What the exercise asks ▸
Skip every image and restate the data word for word.

+===+

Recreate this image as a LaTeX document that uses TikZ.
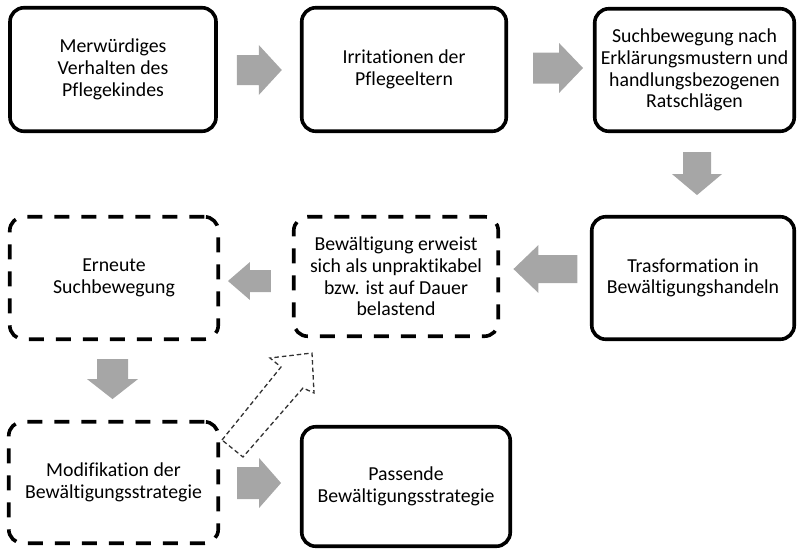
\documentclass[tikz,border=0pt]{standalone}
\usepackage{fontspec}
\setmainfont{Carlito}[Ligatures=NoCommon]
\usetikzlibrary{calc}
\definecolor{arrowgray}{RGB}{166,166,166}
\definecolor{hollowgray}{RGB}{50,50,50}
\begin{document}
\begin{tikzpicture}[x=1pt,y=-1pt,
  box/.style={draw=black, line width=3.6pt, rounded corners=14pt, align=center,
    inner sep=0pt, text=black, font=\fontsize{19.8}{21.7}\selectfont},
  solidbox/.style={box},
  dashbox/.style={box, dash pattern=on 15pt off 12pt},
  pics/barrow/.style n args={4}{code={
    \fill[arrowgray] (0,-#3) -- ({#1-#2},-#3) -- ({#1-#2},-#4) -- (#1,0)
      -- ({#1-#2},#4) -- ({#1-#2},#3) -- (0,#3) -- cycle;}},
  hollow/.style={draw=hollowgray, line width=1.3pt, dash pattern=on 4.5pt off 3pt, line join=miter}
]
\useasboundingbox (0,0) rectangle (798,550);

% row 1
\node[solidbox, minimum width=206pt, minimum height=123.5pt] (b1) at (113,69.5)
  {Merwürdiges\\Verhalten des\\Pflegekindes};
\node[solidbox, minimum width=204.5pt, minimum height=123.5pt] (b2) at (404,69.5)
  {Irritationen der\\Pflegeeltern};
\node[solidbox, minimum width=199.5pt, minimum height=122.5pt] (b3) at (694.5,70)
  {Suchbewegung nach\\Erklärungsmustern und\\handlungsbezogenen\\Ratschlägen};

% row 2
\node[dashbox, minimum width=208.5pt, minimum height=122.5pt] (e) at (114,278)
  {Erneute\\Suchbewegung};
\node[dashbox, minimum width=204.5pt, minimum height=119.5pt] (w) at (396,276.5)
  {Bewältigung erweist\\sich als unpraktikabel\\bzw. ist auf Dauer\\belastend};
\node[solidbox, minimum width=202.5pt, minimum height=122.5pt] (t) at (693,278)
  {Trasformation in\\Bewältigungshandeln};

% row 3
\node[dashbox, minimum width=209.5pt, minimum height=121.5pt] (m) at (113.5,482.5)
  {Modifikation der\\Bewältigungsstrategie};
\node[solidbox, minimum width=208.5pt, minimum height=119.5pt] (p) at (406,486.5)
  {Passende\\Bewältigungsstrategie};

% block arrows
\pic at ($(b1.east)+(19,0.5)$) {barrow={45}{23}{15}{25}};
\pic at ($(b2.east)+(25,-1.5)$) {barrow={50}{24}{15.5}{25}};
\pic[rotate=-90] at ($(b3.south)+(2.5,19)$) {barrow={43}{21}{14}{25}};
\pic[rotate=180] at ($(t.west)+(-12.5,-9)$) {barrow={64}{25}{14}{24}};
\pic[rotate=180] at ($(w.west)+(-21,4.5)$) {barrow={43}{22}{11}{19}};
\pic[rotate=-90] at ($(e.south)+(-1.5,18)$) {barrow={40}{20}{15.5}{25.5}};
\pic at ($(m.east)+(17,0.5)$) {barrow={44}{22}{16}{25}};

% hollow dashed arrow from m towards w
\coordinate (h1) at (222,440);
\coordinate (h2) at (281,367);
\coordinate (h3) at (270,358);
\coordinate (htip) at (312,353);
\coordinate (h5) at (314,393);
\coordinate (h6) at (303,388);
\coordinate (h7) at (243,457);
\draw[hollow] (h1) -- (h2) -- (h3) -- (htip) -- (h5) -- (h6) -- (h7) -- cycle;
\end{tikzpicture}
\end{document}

+===+

Exercise output ▸
Recreate this image as a LaTeX document that uses TikZ.
\documentclass[tikz,border=0pt]{standalone}
\usepackage{fontspec}
\setmainfont{Carlito}[Ligatures=NoCommon]
\usetikzlibrary{calc}
\definecolor{arrowgray}{RGB}{166,166,166}
\definecolor{hollowgray}{RGB}{50,50,50}
\begin{document}
\begin{tikzpicture}[x=1pt,y=-1pt,
  box/.style={draw=black, line width=3.6pt, rounded corners=14pt, align=center,
    inner sep=0pt, text=black, font=\fontsize{19.8}{21.7}\selectfont},
  solidbox/.style={box},
  dashbox/.style={box, dash pattern=on 15pt off 12pt},
  pics/barrow/.style n args={4}{code={
    \fill[arrowgray] (0,-#3) -- ({#1-#2},-#3) -- ({#1-#2},-#4) -- (#1,0)
      -- ({#1-#2},#4) -- ({#1-#2},#3) -- (0,#3) -- cycle;}},
  hollow/.style={draw=hollowgray, line width=1.3pt, dash pattern=on 4.5pt off 3pt, line join=miter}
]
\useasboundingbox (0,0) rectangle (798,550);

% row 1
\node[solidbox, minimum width=206pt, minimum height=123.5pt] (b1) at (113,69.5)
  {Merwürdiges\\Verhalten des\\Pflegekindes};
\node[solidbox, minimum width=204.5pt, minimum height=123.5pt] (b2) at (404,69.5)
  {Irritationen der\\Pflegeeltern};
\node[solidbox, minimum width=199.5pt, minimum height=122.5pt] (b3) at (694.5,70)
  {Suchbewegung nach\\Erklärungsmustern und\\handlungsbezogenen\\Ratschlägen};

% row 2
\node[dashbox, minimum width=208.5pt, minimum height=122.5pt] (e) at (114,278)
  {Erneute\\Suchbewegung};
\node[dashbox, minimum width=204.5pt, minimum height=119.5pt] (w) at (396,276.5)
  {Bewältigung erweist\\sich als unpraktikabel\\bzw. ist auf Dauer\\belastend};
\node[solidbox, minimum width=202.5pt, minimum height=122.5pt] (t) at (693,278)
  {Trasformation in\\Bewältigungshandeln};

% row 3
\node[dashbox, minimum width=209.5pt, minimum height=121.5pt] (m) at (113.5,482.5)
  {Modifikation der\\Bewältigungsstrategie};
\node[solidbox, minimum width=208.5pt, minimum height=119.5pt] (p) at (406,486.5)
  {Passende\\Bewältigungsstrategie};

% block arrows
\pic at ($(b1.east)+(19,0.5)$) {barrow={45}{23}{15}{25}};
\pic at ($(b2.east)+(25,-1.5)$) {barrow={50}{24}{15.5}{25}};
\pic[rotate=-90] at ($(b3.south)+(2.5,19)$) {barrow={43}{21}{14}{25}};
\pic[rotate=180] at ($(t.west)+(-12.5,-9)$) {barrow={64}{25}{14}{24}};
\pic[rotate=180] at ($(w.west)+(-21,4.5)$) {barrow={43}{22}{11}{19}};
\pic[rotate=-90] at ($(e.south)+(-1.5,18)$) {barrow={40}{20}{15.5}{25.5}};
\pic at ($(m.east)+(17,0.5)$) {barrow={44}{22}{16}{25}};

% hollow dashed arrow from m towards w
\coordinate (h1) at (222,440);
\coordinate (h2) at (281,367);
\coordinate (h3) at (270,358);
\coordinate (htip) at (312,353);
\coordinate (h5) at (314,393);
\coordinate (h6) at (303,388);
\coordinate (h7) at (243,457);
\draw[hollow] (h1) -- (h2) -- (h3) -- (htip) -- (h5) -- (h6) -- (h7) -- cycle;
\end{tikzpicture}
\end{document}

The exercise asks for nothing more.